Dammit all!  For those of you keeping track, that’s three entries in a row consisting of vodkas that taste like breakfast items, and while we salute the American alcohol industry’s attempt to try to make morning drinking socially acceptable, there’s got to be a better way to do that other than making weird gross and sickly sweet vodka flavors.   “Loopy” vodka (it’s totally fine to make poison that tastes like Fruit Loops, but God forbid you shell out the money necessary to name it after the actual cereal) comes to us from Three Olives, which you might recognize as that cheap, low quality vodka that comes in fruity flavors that are best drunk when chased with Red Bull.

Three Olives makes more flavors of vodka than the Duggar family makes babies, though most of them seem like they were invented as a dare.  While you’ve no doubt had their orange vodka if you’ve ever been to a bar where the DJ starts speaking heavily into the microphone like the emcee of a strip club to inform you that for the next hour there will be “Two-for-one OHHHH BOMBSSSS” most of their flavors range from “strange” to “that’s a joke, right?  No, has to be a joke.  They didn’t actually make a vodka flavor just called ‘purple.’  No, of course they didn’t.  That’d be ridiculous.”  While Three Olives knows to embrace their mediocrity by masking their low quality vodka with sweet flavors, we have to think there must be a better way to do this apart from bastardizing one of our childhood’s favorite cereals.  Then again, Loopy is more than five times as popular as any of their other flavors, so maybe we’re on the losing end of history on this one.  Looks like it’s time for Plan B—we have no choice but to go into direct competition with Three Olives by making Lucky Charms vodka.  Begun, the cereal vodka wars have.

King Cake Vodka

king cake vodka

America loves Mardi Gras because it combines two of our favorite things—reckless drinking and mindless nudity.  Naturally, we had to find a way to monetize the holiday on a national level.  Less naturally, we decided to do that by trying to find a booze that “tastes” like Mardi Gras apart from the obvious “regular booze, all booze tastes like Mardi Gras.”  This left them with a few options—they could try to  make a vodka that tastes like plastic beads, they could develop a vodka that tastes like vodka that you drink to wash down that last vomit spell, or they could flavor it after a religious-themed cake that’s baked with a plastic Baby Jesus inside of it.

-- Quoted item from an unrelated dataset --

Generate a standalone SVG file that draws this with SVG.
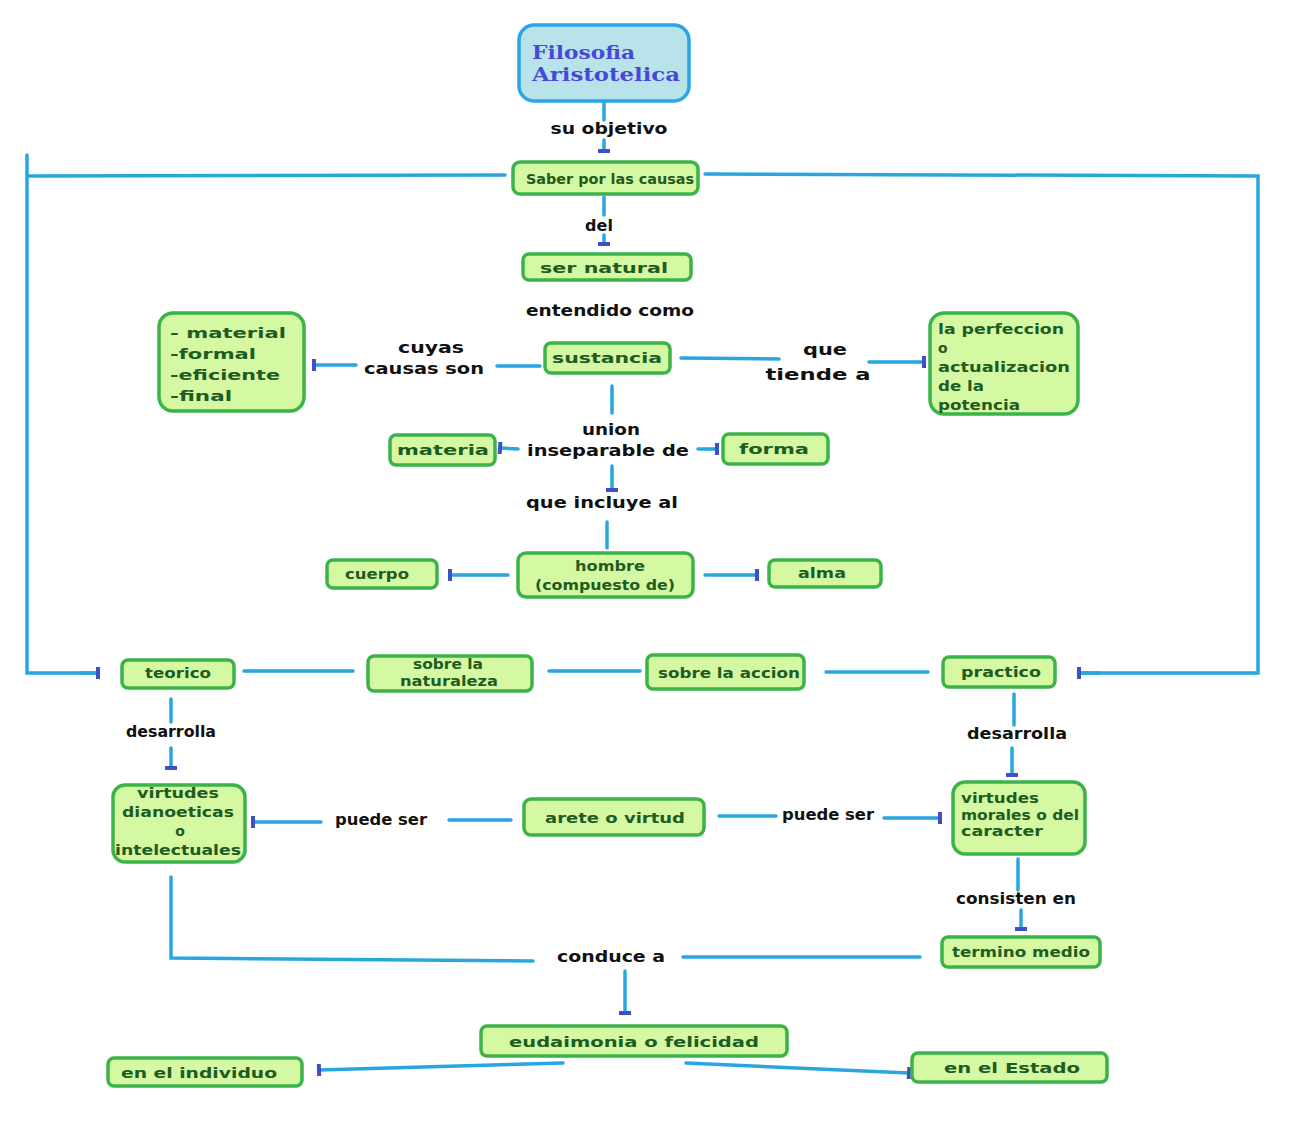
<svg xmlns="http://www.w3.org/2000/svg" width="1298" height="1146" viewBox="0 0 1298 1146">
<defs>
<style>
.n rect{fill:#d5f8a2;stroke:#3cb34a;stroke-width:3.5}
.n text{font-family:"DejaVu Sans","Liberation Sans",sans-serif;font-weight:bold;fill:#1e5c22;font-size:14px}
.t rect{fill:#b9e3ea;stroke:#2aa6e6;stroke-width:3.5}
.t text{font-family:"DejaVu Serif","Liberation Serif",serif;font-weight:bold;fill:#4848d8;font-size:19px}
.lbl{font-family:"DejaVu Sans","Liberation Sans",sans-serif;font-weight:bold;fill:#111;font-size:16px;text-anchor:middle}
.c path,.c line{stroke:#29a6e0;stroke-width:3.5;fill:none;stroke-linecap:round}
.m{text-anchor:middle}
</style>
<marker id="bar" viewBox="-3 -7 6 14" markerWidth="6" markerHeight="14" refX="0" refY="0" orient="auto" markerUnits="userSpaceOnUse">
<rect x="-2" y="-6" width="4" height="12" fill="#3e4fc8"/>
</marker>
</defs>
<rect width="1298" height="1146" fill="#fff"/>

<g id="connectors" class="c">
<line x1="604" y1="101" x2="604" y2="120"/>
<line x1="604" y1="140" x2="604" y2="151" marker-end="url(#bar)"/>
<path d="M505 175 L27 176 L27 155 M27 176 L27 673 L98 673" />
<line x1="80" y1="673" x2="98" y2="673" marker-end="url(#bar)"/>
<path d="M705 174 L1258 176 L1258 673 L1080 673"/>
<line x1="1100" y1="673" x2="1079" y2="673" marker-end="url(#bar)"/>
<line x1="604" y1="197" x2="604" y2="215"/>
<line x1="604" y1="235" x2="604" y2="244" marker-end="url(#bar)"/>
<line x1="540" y1="366" x2="497" y2="366"/>
<line x1="356" y1="365" x2="314" y2="365" marker-end="url(#bar)"/>
<line x1="681" y1="358" x2="779" y2="359"/>
<line x1="869" y1="362" x2="924" y2="362" marker-end="url(#bar)"/>
<line x1="612" y1="386" x2="612" y2="413"/>
<line x1="518" y1="449" x2="500" y2="448" marker-end="url(#bar)"/>
<line x1="698" y1="449" x2="717" y2="449" marker-end="url(#bar)"/>
<line x1="612" y1="466" x2="612" y2="490" marker-end="url(#bar)"/>
<line x1="607" y1="522" x2="607" y2="548"/>
<line x1="508" y1="575" x2="450" y2="575" marker-end="url(#bar)"/>
<line x1="705" y1="575" x2="757" y2="575" marker-end="url(#bar)"/>
<line x1="244" y1="671" x2="353" y2="671"/>
<line x1="549" y1="671" x2="640" y2="671"/>
<line x1="826" y1="672" x2="928" y2="672"/>
<line x1="171" y1="699" x2="171" y2="722"/>
<line x1="171" y1="748" x2="171" y2="768" marker-end="url(#bar)"/>
<line x1="321" y1="822" x2="253" y2="822" marker-end="url(#bar)"/>
<line x1="449" y1="820" x2="511" y2="820"/>
<line x1="719" y1="816" x2="776" y2="816"/>
<line x1="884" y1="818" x2="940" y2="818" marker-end="url(#bar)"/>
<line x1="1014" y1="694" x2="1014" y2="725"/>
<line x1="1012" y1="748" x2="1012" y2="775" marker-end="url(#bar)"/>
<line x1="1018" y1="859" x2="1018" y2="890"/>
<line x1="1021" y1="910" x2="1021" y2="929" marker-end="url(#bar)"/>
<path d="M171 877 L171 958 L533 961"/>
<line x1="683" y1="957" x2="920" y2="957"/>
<line x1="625" y1="971" x2="625" y2="1013" marker-end="url(#bar)"/>
<line x1="563" y1="1063" x2="319" y2="1070" marker-end="url(#bar)"/>
<line x1="686" y1="1063" x2="909" y2="1073" marker-end="url(#bar)"/>
</g>

<g id="labels">
<text class="lbl" x="609" y="134" font-size="14" textLength="117" lengthAdjust="spacingAndGlyphs">su objetivo</text>
<text class="lbl" x="599" y="231" font-size="16">del</text>
<text class="lbl" x="610" y="316" font-size="16" textLength="168" lengthAdjust="spacingAndGlyphs">entendido como</text>
<text class="lbl" x="431" y="353" font-size="16" textLength="66" lengthAdjust="spacingAndGlyphs">cuyas</text>
<text class="lbl" x="424" y="374" font-size="16" textLength="120" lengthAdjust="spacingAndGlyphs">causas son</text>
<text class="lbl" x="825" y="355" font-size="19" textLength="44" lengthAdjust="spacingAndGlyphs">que</text>
<text class="lbl" x="818" y="380" font-size="19" textLength="105" lengthAdjust="spacingAndGlyphs">tiende a</text>
<text class="lbl" x="611" y="435" font-size="16" textLength="58" lengthAdjust="spacingAndGlyphs">union</text>
<text class="lbl" x="608" y="456" font-size="16" textLength="162" lengthAdjust="spacingAndGlyphs">inseparable de</text>
<text class="lbl" x="602" y="508" font-size="16" textLength="152" lengthAdjust="spacingAndGlyphs">que incluye al</text>
<text class="lbl" x="171" y="737" font-size="13" textLength="90" lengthAdjust="spacingAndGlyphs">desarrolla</text>
<text class="lbl" x="381" y="825" font-size="14" textLength="92" lengthAdjust="spacingAndGlyphs">puede ser</text>
<text class="lbl" x="828" y="820" font-size="14" textLength="92" lengthAdjust="spacingAndGlyphs">puede ser</text>
<text class="lbl" x="1017" y="739" font-size="14" textLength="100" lengthAdjust="spacingAndGlyphs">desarrolla</text>
<text class="lbl" x="1016" y="904" font-size="14" textLength="120" lengthAdjust="spacingAndGlyphs">consisten en</text>
<text class="lbl" x="611" y="962" font-size="16" textLength="108" lengthAdjust="spacingAndGlyphs">conduce a</text>
</g>

<g id="n-filosofia" class="t">
<rect x="519" y="25" width="170" height="76" rx="15"/>
<text x="532" y="59" textLength="103" lengthAdjust="spacingAndGlyphs">Filosofia</text>
<text x="532" y="81" textLength="148" lengthAdjust="spacingAndGlyphs">Aristotelica</text>
</g>
<g id="n-saber" class="n">
<rect x="513" y="162" width="185" height="32" rx="7"/>
<text x="610" y="184" class="m" font-size="13" textLength="168" lengthAdjust="spacingAndGlyphs">Saber por las causas</text>
</g>
<g id="n-ser" class="n">
<rect x="523" y="254" width="168" height="26" rx="6"/>
<text x="604" y="273" class="m" font-size="16" textLength="128" lengthAdjust="spacingAndGlyphs">ser natural</text>
</g>
<g id="n-sustancia" class="n">
<rect x="545" y="343" width="125" height="30" rx="6"/>
<text x="607" y="363" class="m" font-size="16" textLength="110" lengthAdjust="spacingAndGlyphs">sustancia</text>
</g>
<g id="n-causas" class="n">
<rect x="159" y="313" width="145" height="98" rx="14"/>
<text x="170" y="338" font-size="17" textLength="116" lengthAdjust="spacingAndGlyphs">- material</text>
<text x="170" y="359" font-size="17" textLength="86" lengthAdjust="spacingAndGlyphs">-formal</text>
<text x="170" y="380" font-size="17" textLength="110" lengthAdjust="spacingAndGlyphs">-eficiente</text>
<text x="170" y="401" font-size="17" textLength="62" lengthAdjust="spacingAndGlyphs">-final</text>
</g>
<g id="n-perfeccion" class="n">
<rect x="930" y="313" width="148" height="101" rx="14"/>
<text x="938" y="334" font-size="14" textLength="126" lengthAdjust="spacingAndGlyphs">la perfeccion</text>
<text x="938" y="353" font-size="14">o</text>
<text x="938" y="372" font-size="14" textLength="132" lengthAdjust="spacingAndGlyphs">actualizacion</text>
<text x="938" y="391" font-size="14" textLength="46" lengthAdjust="spacingAndGlyphs">de la</text>
<text x="938" y="410" font-size="14" textLength="82" lengthAdjust="spacingAndGlyphs">potencia</text>
</g>
<g id="n-materia" class="n">
<rect x="390" y="435" width="105" height="30" rx="6"/>
<text x="443" y="455" class="m" font-size="16" textLength="92" lengthAdjust="spacingAndGlyphs">materia</text>
</g>
<g id="n-forma" class="n">
<rect x="723" y="434" width="105" height="30" rx="6"/>
<text x="774" y="454" class="m" font-size="16" textLength="70" lengthAdjust="spacingAndGlyphs">forma</text>
</g>
<g id="n-hombre" class="n">
<rect x="518" y="553" width="175" height="44" rx="8"/>
<text x="610" y="571" class="m" font-size="15" textLength="70" lengthAdjust="spacingAndGlyphs">hombre</text>
<text x="605" y="590" class="m" font-size="15" textLength="140" lengthAdjust="spacingAndGlyphs">(compuesto de)</text>
</g>
<g id="n-cuerpo" class="n">
<rect x="327" y="560" width="110" height="28" rx="6"/>
<text x="377" y="579" class="m" font-size="14" textLength="64" lengthAdjust="spacingAndGlyphs">cuerpo</text>
</g>
<g id="n-alma" class="n">
<rect x="769" y="560" width="112" height="27" rx="6"/>
<text x="822" y="578" class="m" font-size="14" textLength="48" lengthAdjust="spacingAndGlyphs">alma</text>
</g>
<g id="n-teorico" class="n">
<rect x="122" y="660" width="112" height="28" rx="6"/>
<text x="178" y="678" class="m" font-size="14" textLength="66" lengthAdjust="spacingAndGlyphs">teorico</text>
</g>
<g id="n-naturaleza" class="n">
<rect x="368" y="656" width="164" height="35" rx="6"/>
<text x="448" y="669" class="m" font-size="13" textLength="70" lengthAdjust="spacingAndGlyphs">sobre la</text>
<text x="449" y="686" class="m" font-size="13" textLength="98" lengthAdjust="spacingAndGlyphs">naturaleza</text>
</g>
<g id="n-accion" class="n">
<rect x="647" y="655" width="157" height="34" rx="6"/>
<text x="729" y="678" class="m" font-size="14" textLength="142" lengthAdjust="spacingAndGlyphs">sobre la accion</text>
</g>
<g id="n-practico" class="n">
<rect x="943" y="657" width="112" height="30" rx="6"/>
<text x="1001" y="677" class="m" font-size="14" textLength="80" lengthAdjust="spacingAndGlyphs">practico</text>
</g>
<g id="n-dianoeticas" class="n">
<rect x="113" y="785" width="132" height="77" rx="12"/>
<text x="178" y="798" class="m" font-size="14" textLength="82" lengthAdjust="spacingAndGlyphs">virtudes</text>
<text x="178" y="817" class="m" font-size="14" textLength="112" lengthAdjust="spacingAndGlyphs">dianoeticas</text>
<text x="180" y="836" class="m" font-size="14">o</text>
<text x="178" y="855" class="m" font-size="14" textLength="126" lengthAdjust="spacingAndGlyphs">intelectuales</text>
</g>
<g id="n-arete" class="n">
<rect x="524" y="799" width="180" height="36" rx="7"/>
<text x="615" y="823" class="m" font-size="15" textLength="140" lengthAdjust="spacingAndGlyphs">arete o virtud</text>
</g>
<g id="n-morales" class="n">
<rect x="953" y="782" width="132" height="72" rx="12"/>
<text x="961" y="803" font-size="13" textLength="78" lengthAdjust="spacingAndGlyphs">virtudes</text>
<text x="961" y="820" font-size="13" textLength="118" lengthAdjust="spacingAndGlyphs">morales o del</text>
<text x="961" y="836" font-size="13" textLength="82" lengthAdjust="spacingAndGlyphs">caracter</text>
</g>
<g id="n-termino" class="n">
<rect x="942" y="937" width="158" height="30" rx="6"/>
<text x="1021" y="957" class="m" font-size="14" textLength="138" lengthAdjust="spacingAndGlyphs">termino medio</text>
</g>
<g id="n-eudaimonia" class="n">
<rect x="481" y="1026" width="306" height="30" rx="6"/>
<text x="634" y="1047" class="m" font-size="16" textLength="250" lengthAdjust="spacingAndGlyphs">eudaimonia o felicidad</text>
</g>
<g id="n-individuo" class="n">
<rect x="108" y="1058" width="194" height="28" rx="6"/>
<text x="199" y="1078" class="m" font-size="16" textLength="156" lengthAdjust="spacingAndGlyphs">en el individuo</text>
</g>
<g id="n-estado" class="n">
<rect x="912" y="1053" width="195" height="29" rx="6"/>
<text x="1012" y="1073" class="m" font-size="16" textLength="136" lengthAdjust="spacingAndGlyphs">en el Estado</text>
</g>
</svg>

While king cake is probably the best tasting of those three options, it’s still a baffling vodka choice, especially because numerous vodka companies have decided to get in on that sweet king cake-flavored vodka action.  This seems like overkill to us—is there really so much demand for vodka that’s flavored like an approximation of “Mardi Gras sweet cake” that there has to be competition in the market?  Who is out there comparison-shopping for the king cake vodka that best represents their personality?  If you’re in New Orleans and are planning on getting wasted for Mardi Gras, you’re probably going to forgo the “disgustingly sweet novelty vodka” product and fill your flask with whatever liquor is the cheapest with the highest ABV.   That’s just rookie.

Cinnabon Vodka

Cinnabon vodka

Pinnacle vodka made their name with their whipped cream and cake flavored vodkas, which you might have had and might not have completely minded because it was all of fifteen bucks a bottle and you were drunk enough that it went down smoothly enough as a shot.  Honestly, both of those vodka flavors are fine, in the sense that they’re just two different names for sucrose-flavored vodka, but apparently Pinnacle’s success has gone to their heads, as they recently introduced Cinnabon vodka in their quest to destroy vodka as well as our desire to buy pastries at the airport.  Claiming to combine the “decadent flavors of cinnamon, brown sugar and rich cream cheese frosting with hints of caramel” it sounds like alcohol that’s sweet enough to make us want to reevaluate the Wilford Brimley’s autopsy results [note to editor:  don’t put this in the article right away.  Please edit the article and add this line back in there when he actually dies.  Note- joke does not work if he actually dies of diabetes].

A general rule for alcohol flavors is that you should only make your booze taste like something that wouldn’t make you gag if you ate it while drinking.  Apple vodka makes sense because if you took a shot of vodka and bit into an apple, it’d actually work very well.  Same story with grape vodka, raspberry vodka, and, hell, we’d even consider it for some of the weirder ones out there, like root beer vodka or cola vodka.  But take a moment to imagine taking a shot of vodka and then immediately following it up by taking a huge chunk out of a cinnamon bun.  Kind of ruins both, doesn’t it?  We get the impulse to take every sweet food on the planet and turn it into a vodka flavor, but you have to establish boundaries first.  We just can’t deal with any more sugary vodka flavors, we need something with substance, we need something savory, we need something that won’t lead to the doctors having to cut off our leg fifteen years down the line.  Can’t we just talk about anything that’s not laden with more sugar than a quart of Pixy Stix dust?

Fresh Cut Grass Vodka

fresh cut grass vodka

No.  This…this can’t be real, right?  This is a joke?  Oh ha ha internet, very funny, nice job, you crazy bunch of Photoshoppers.

What?  It’s…this is a real thing?  That’s it, we’re out.  We can’t even.  No.  Bad.  Bad vodka makers.  Go sit in a corner and think about what you did.  Jesus.